* Brief *
Print the listing below from its opening line through the line holding "const titleY = 'Absorbance';", both ends included.

==== Given information

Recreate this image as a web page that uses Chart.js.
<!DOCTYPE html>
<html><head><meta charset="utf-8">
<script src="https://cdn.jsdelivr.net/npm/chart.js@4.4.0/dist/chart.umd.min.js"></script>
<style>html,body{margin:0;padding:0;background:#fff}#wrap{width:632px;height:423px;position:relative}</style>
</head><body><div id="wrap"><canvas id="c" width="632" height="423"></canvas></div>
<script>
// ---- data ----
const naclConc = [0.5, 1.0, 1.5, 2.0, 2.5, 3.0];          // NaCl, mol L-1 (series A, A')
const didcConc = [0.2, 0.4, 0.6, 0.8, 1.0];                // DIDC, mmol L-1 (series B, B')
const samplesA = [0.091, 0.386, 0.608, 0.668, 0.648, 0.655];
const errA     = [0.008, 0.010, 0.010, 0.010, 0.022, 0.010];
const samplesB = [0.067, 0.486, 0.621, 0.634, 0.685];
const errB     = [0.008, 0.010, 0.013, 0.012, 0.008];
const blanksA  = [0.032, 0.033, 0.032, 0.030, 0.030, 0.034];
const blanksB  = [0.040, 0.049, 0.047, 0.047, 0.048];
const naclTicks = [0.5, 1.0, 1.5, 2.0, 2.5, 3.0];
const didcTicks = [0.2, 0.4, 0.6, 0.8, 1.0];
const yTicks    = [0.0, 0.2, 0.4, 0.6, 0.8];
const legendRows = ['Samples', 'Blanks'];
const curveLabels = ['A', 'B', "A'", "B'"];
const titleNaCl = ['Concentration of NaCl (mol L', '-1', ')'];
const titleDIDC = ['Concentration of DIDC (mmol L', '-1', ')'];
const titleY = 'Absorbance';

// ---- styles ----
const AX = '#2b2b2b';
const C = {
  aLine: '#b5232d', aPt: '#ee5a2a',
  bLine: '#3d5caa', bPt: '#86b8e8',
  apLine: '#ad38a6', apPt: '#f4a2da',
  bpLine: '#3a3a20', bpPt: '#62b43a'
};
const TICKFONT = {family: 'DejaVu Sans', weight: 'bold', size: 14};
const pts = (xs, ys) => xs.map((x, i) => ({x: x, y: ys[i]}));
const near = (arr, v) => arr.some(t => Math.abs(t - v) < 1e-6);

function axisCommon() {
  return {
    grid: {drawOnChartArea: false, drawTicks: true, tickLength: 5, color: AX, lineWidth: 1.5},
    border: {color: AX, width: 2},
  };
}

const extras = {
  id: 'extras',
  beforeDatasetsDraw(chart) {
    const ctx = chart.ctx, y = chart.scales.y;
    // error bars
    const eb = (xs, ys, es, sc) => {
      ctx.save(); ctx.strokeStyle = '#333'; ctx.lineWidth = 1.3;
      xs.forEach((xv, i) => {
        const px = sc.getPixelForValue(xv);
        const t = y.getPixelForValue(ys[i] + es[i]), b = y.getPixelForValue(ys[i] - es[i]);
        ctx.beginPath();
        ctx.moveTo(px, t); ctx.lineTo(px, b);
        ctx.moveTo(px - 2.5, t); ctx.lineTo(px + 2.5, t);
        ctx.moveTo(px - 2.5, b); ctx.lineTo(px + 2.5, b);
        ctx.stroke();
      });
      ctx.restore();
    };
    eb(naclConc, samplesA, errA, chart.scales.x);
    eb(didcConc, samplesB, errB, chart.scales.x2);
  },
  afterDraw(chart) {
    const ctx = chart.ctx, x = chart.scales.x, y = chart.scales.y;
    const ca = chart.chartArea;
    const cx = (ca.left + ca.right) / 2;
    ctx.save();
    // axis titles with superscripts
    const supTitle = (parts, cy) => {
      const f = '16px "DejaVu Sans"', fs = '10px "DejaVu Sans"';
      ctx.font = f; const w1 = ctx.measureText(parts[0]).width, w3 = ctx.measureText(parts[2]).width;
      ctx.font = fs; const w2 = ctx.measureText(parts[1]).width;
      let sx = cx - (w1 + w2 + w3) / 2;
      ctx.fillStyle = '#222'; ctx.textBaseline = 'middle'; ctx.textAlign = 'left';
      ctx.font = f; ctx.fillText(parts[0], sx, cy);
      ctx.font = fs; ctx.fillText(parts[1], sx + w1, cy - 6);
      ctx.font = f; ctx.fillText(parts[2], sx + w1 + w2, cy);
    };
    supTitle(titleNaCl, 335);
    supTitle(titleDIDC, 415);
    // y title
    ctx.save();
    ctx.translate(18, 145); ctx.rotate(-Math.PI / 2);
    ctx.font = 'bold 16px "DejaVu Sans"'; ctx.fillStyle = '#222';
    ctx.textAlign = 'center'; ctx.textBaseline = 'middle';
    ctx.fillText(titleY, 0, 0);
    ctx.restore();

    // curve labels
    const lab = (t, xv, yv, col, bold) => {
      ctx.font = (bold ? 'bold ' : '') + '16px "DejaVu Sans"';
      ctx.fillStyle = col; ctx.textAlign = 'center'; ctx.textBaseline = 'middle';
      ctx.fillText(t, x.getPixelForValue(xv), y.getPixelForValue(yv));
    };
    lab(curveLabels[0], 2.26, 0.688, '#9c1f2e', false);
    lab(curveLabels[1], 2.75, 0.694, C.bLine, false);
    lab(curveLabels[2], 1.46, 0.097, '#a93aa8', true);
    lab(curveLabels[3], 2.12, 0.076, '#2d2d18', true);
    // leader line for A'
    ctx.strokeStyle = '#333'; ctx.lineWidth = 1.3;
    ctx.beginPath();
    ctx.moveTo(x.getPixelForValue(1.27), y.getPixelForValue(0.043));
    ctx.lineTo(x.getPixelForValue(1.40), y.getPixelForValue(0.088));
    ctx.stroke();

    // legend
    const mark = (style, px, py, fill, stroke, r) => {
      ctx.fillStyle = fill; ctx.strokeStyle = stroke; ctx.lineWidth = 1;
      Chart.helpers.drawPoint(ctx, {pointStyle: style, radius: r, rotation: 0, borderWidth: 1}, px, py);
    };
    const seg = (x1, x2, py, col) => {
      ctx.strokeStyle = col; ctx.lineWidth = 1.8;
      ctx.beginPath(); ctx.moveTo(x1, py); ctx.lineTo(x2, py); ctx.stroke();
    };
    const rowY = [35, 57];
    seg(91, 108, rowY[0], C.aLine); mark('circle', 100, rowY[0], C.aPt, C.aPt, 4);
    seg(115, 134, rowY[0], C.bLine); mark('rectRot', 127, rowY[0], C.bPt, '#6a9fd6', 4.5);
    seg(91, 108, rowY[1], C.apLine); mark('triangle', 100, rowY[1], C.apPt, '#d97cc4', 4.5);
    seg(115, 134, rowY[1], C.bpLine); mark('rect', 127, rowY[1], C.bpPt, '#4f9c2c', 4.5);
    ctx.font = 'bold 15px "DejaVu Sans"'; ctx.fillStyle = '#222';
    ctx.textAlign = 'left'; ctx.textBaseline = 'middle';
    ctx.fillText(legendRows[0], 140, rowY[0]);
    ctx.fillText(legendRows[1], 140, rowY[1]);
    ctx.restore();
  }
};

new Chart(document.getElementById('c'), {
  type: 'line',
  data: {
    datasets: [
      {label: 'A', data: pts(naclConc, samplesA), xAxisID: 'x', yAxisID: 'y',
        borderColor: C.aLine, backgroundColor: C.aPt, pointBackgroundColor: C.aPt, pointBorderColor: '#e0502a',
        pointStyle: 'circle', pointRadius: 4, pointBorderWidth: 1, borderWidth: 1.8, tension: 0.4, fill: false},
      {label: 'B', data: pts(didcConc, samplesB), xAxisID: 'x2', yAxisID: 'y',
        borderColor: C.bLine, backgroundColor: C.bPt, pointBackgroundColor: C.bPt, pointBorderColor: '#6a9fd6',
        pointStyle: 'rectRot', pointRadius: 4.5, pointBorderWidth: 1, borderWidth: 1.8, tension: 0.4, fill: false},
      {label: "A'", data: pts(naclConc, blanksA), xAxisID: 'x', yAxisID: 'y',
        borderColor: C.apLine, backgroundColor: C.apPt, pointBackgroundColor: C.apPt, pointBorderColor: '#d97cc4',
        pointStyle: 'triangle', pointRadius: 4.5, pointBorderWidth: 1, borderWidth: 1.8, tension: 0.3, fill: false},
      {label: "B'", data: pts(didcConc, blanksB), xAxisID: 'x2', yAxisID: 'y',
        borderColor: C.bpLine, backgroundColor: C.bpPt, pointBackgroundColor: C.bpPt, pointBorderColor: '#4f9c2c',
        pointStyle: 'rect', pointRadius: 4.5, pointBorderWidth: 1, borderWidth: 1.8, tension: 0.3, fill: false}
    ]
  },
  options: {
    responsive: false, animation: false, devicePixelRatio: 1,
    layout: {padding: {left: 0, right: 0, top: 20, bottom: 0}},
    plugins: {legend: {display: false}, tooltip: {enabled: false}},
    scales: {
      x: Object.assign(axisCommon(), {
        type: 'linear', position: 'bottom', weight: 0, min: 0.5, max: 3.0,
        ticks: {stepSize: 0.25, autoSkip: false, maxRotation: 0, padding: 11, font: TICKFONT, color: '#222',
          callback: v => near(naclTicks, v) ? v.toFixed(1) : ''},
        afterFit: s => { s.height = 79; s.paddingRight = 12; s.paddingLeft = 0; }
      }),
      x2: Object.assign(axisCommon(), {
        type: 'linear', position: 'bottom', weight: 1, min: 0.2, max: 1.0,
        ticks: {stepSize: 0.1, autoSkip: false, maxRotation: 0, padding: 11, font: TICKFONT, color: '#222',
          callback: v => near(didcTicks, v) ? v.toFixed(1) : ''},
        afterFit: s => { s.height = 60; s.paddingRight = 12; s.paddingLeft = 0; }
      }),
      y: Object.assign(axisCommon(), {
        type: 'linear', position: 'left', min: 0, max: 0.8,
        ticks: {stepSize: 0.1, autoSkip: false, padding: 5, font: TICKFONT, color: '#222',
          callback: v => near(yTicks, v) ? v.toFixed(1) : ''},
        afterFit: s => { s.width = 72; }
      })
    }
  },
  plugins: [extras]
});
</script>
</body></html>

========

* Written response *
Recreate this image as a web page that uses Chart.js.
<!DOCTYPE html>
<html><head><meta charset="utf-8">
<script src="https://cdn.jsdelivr.net/npm/chart.js@4.4.0/dist/chart.umd.min.js"></script>
<style>html,body{margin:0;padding:0;background:#fff}#wrap{width:632px;height:423px;position:relative}</style>
</head><body><div id="wrap"><canvas id="c" width="632" height="423"></canvas></div>
<script>
// ---- data ----
const naclConc = [0.5, 1.0, 1.5, 2.0, 2.5, 3.0];          // NaCl, mol L-1 (series A, A')
const didcConc = [0.2, 0.4, 0.6, 0.8, 1.0];                // DIDC, mmol L-1 (series B, B')
const samplesA = [0.091, 0.386, 0.608, 0.668, 0.648, 0.655];
const errA     = [0.008, 0.010, 0.010, 0.010, 0.022, 0.010];
const samplesB = [0.067, 0.486, 0.621, 0.634, 0.685];
const errB     = [0.008, 0.010, 0.013, 0.012, 0.008];
const blanksA  = [0.032, 0.033, 0.032, 0.030, 0.030, 0.034];
const blanksB  = [0.040, 0.049, 0.047, 0.047, 0.048];
const naclTicks = [0.5, 1.0, 1.5, 2.0, 2.5, 3.0];
const didcTicks = [0.2, 0.4, 0.6, 0.8, 1.0];
const yTicks    = [0.0, 0.2, 0.4, 0.6, 0.8];
const legendRows = ['Samples', 'Blanks'];
const curveLabels = ['A', 'B', "A'", "B'"];
const titleNaCl = ['Concentration of NaCl (mol L', '-1', ')'];
const titleDIDC = ['Concentration of DIDC (mmol L', '-1', ')'];
const titleY = 'Absorbance';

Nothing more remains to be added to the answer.